The Royal Dutch Offer and the Scheme have not been notified to the Commissione Nazionale per le Societa e la Borsa pursuant to applicable Italian securities laws and implementing regulations. Absent such notification, no public offer can be carried out in the Republic of Italy. Consequently, this announcement and other documents relating to the transaction have not been, and cannot be, disclosed to any Italian residents or person or entity in the Republic of Italy and no other form of solicitation has been and can be, carried out in the Republic of Italy. This announcement and any document relating to the transaction may not be mailed, distributed, disseminated or otherwise disclosed to any Italian residents or persons or entities in the Republic of Italy.

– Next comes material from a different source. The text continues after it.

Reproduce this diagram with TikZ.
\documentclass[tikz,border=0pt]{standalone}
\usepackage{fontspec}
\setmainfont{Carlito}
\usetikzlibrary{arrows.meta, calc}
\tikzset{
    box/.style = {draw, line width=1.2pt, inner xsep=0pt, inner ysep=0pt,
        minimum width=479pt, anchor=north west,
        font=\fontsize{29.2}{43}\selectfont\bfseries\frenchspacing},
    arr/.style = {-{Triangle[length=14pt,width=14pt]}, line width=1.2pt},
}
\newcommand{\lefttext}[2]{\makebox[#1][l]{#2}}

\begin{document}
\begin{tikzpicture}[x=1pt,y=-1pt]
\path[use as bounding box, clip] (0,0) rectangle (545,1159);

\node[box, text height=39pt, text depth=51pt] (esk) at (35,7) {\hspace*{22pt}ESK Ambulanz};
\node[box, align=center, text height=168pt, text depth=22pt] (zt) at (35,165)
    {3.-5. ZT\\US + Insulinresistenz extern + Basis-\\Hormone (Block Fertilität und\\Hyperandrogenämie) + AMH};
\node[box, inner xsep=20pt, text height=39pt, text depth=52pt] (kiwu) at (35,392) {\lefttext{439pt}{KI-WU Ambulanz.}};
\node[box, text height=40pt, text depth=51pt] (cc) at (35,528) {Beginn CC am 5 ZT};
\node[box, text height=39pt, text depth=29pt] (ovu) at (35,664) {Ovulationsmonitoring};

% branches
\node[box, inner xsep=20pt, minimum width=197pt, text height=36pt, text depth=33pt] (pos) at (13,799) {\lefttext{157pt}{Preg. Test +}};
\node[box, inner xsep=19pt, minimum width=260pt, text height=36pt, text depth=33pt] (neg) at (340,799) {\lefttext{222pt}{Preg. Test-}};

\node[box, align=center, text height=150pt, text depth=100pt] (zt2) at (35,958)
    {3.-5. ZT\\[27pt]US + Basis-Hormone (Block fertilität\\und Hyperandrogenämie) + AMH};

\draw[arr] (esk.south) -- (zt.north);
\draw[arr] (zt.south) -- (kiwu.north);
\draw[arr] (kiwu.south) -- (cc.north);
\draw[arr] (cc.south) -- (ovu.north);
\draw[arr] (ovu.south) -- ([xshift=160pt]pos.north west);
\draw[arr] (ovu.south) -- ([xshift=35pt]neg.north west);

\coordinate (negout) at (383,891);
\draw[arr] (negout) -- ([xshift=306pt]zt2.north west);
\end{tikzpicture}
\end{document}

The Royal Dutch Offer is not to be made in New Zealand and may not be accepted by persons in New Zealand except as set out below. No prospectus has been registered with the New Zealand Registrar of Companies in accordance with the Securities Act 1978 (New Zealand) (the 'New Zealand Securities Act'). Accordingly, neither the Royal Dutch Offer documents nor any other offering materials or advertisement in relation to the Royal Dutch Offer may be received by a person in New Zealand nor may Royal Dutch Shell shares be offered directly or indirectly in New Zealand except in circumstances where there is no contravention of the New Zealand Securities Act (or any statutory modification or re-enactment of, or statutory substitution for, the New Zealand Securities Act).
The distribution of this announcement in jurisdictions other than The Netherlands, England or the US may be affected by the laws of the relevant jurisdiction. Interested persons should inform themselves about and observe all applicable requirements. Any failure to comply with these restrictions may constitute a violation of the securities laws of any such jurisdiction.
All investment is subject to risk. The value of the Royal Dutch Shell shares may go down as well as up. Past performance is no guarantee for future returns. Investors are advised to seek expert financial advice before making any decisions as regards the proposals, including the Royal Dutch Offer referred to in this announcement.